I know that most of this review has turned away from Gibney’s documentary and talked about fighting in hockey, but, well, that’s just the way it is. The Last Gladiators is a must see for all hockey fans. Seeing what Nilan and other tough guys have gone through since their glory days may well make them think twice before cheering on hockey fights. And the debate about fighting in hockey is real, and should be had – just like the debate about concussions in football must be had as well. As fans, we don’t really see hockey players as “people” – they are out there on the ice playing for our amusement – we cheer for them, or boo them, as we see fit, and when their playing days are done, for the most part, we don’t think of them ever again.
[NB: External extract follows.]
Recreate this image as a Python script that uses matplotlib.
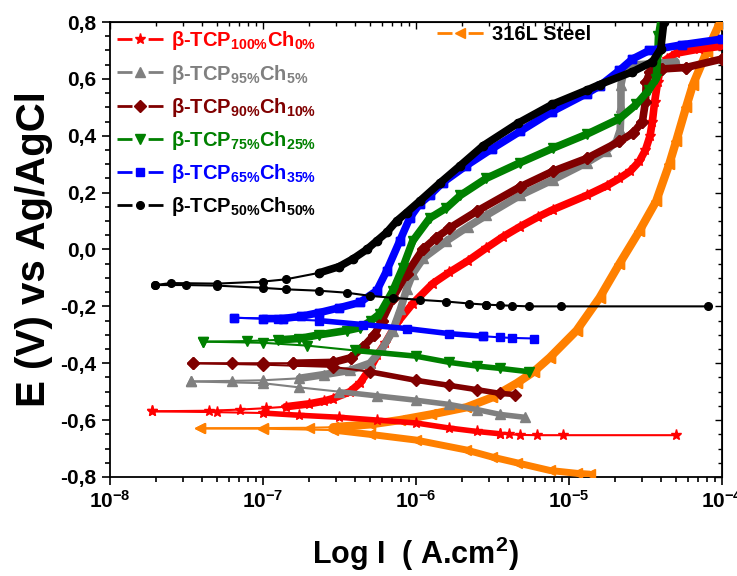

What The Last Gladiators does is make us see Nilan, who always seemed like the toughest guy in the world on the ice, as a real person who has paid a hefty price. Only part of that is because of hockey, but undeniably hockey contributed to his demons. I still don’t really know what I think of fighting in hockey – as a kid, I loved it, but for the most part now when a fight breaks out, I yawn, and wait for the game to start again. The Last Gladiators is an essential addition to the debate about fighting in hockey.